Quote the data below in full, minus the images.

-=-=-

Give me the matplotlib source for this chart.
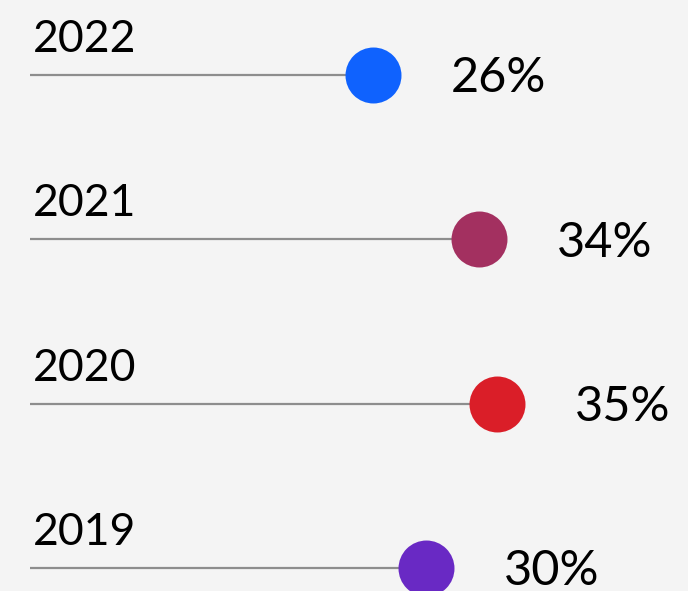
import matplotlib.pyplot as plt

plt.rcParams['font.family'] = ['Lato', 'DejaVu Sans']

years = ["2019", "2020", "2021", "2022"]
values = [30, 35.4, 34, 26]
labels = ["30%", "35%", "34%", "26%"]
colors = ["#6929c4", "#da1e28", "#a33060", "#0f62fe"]

fig = plt.figure(figsize=(6.88, 5.91), dpi=100)
fig.patch.set_facecolor("#f4f4f4")
ax = fig.add_axes([0, 0, 1, 1])
ax.set_facecolor("#f4f4f4")

px = 13.2  # pixels per percent
ax.set_xlim(-30 / px, (688 - 30) / px)
ax.set_ylim(-23 / 164.3, 3 + 75 / 164.3)

for i, (yr, v, lab, c) in enumerate(zip(years, values, labels, colors)):
    ax.plot([0, v], [i, i], color="#8d8d8d", lw=1.6, solid_capstyle="butt", zorder=1)
    ax.plot(v, i, "o", ms=40.3, color=c, mec="none", zorder=2)
    ax.annotate(lab, (v, i), xytext=(56, -12.5), textcoords="offset points",
                va="baseline", ha="left", fontsize=35, color="black")
    ax.annotate(yr, (0, i), xytext=(2, 16.5), textcoords="offset points",
                va="baseline", ha="left", fontsize=32, color="black")

ax.axis("off")
fig.savefig("out.png", dpi=100, facecolor=fig.get_facecolor())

-=-=-

** Answer to this exercise **
Give me the matplotlib source for this chart.
import matplotlib.pyplot as plt

plt.rcParams['font.family'] = ['Lato', 'DejaVu Sans']

years = ["2019", "2020", "2021", "2022"]
values = [30, 35.4, 34, 26]
labels = ["30%", "35%", "34%", "26%"]
colors = ["#6929c4", "#da1e28", "#a33060", "#0f62fe"]

fig = plt.figure(figsize=(6.88, 5.91), dpi=100)
fig.patch.set_facecolor("#f4f4f4")
ax = fig.add_axes([0, 0, 1, 1])
ax.set_facecolor("#f4f4f4")

px = 13.2  # pixels per percent
ax.set_xlim(-30 / px, (688 - 30) / px)
ax.set_ylim(-23 / 164.3, 3 + 75 / 164.3)

for i, (yr, v, lab, c) in enumerate(zip(years, values, labels, colors)):
    ax.plot([0, v], [i, i], color="#8d8d8d", lw=1.6, solid_capstyle="butt", zorder=1)
    ax.plot(v, i, "o", ms=40.3, color=c, mec="none", zorder=2)
    ax.annotate(lab, (v, i), xytext=(56, -12.5), textcoords="offset points",
                va="baseline", ha="left", fontsize=35, color="black")
    ax.annotate(yr, (0, i), xytext=(2, 16.5), textcoords="offset points",
                va="baseline", ha="left", fontsize=32, color="black")

ax.axis("off")
fig.savefig("out.png", dpi=100, facecolor=fig.get_facecolor())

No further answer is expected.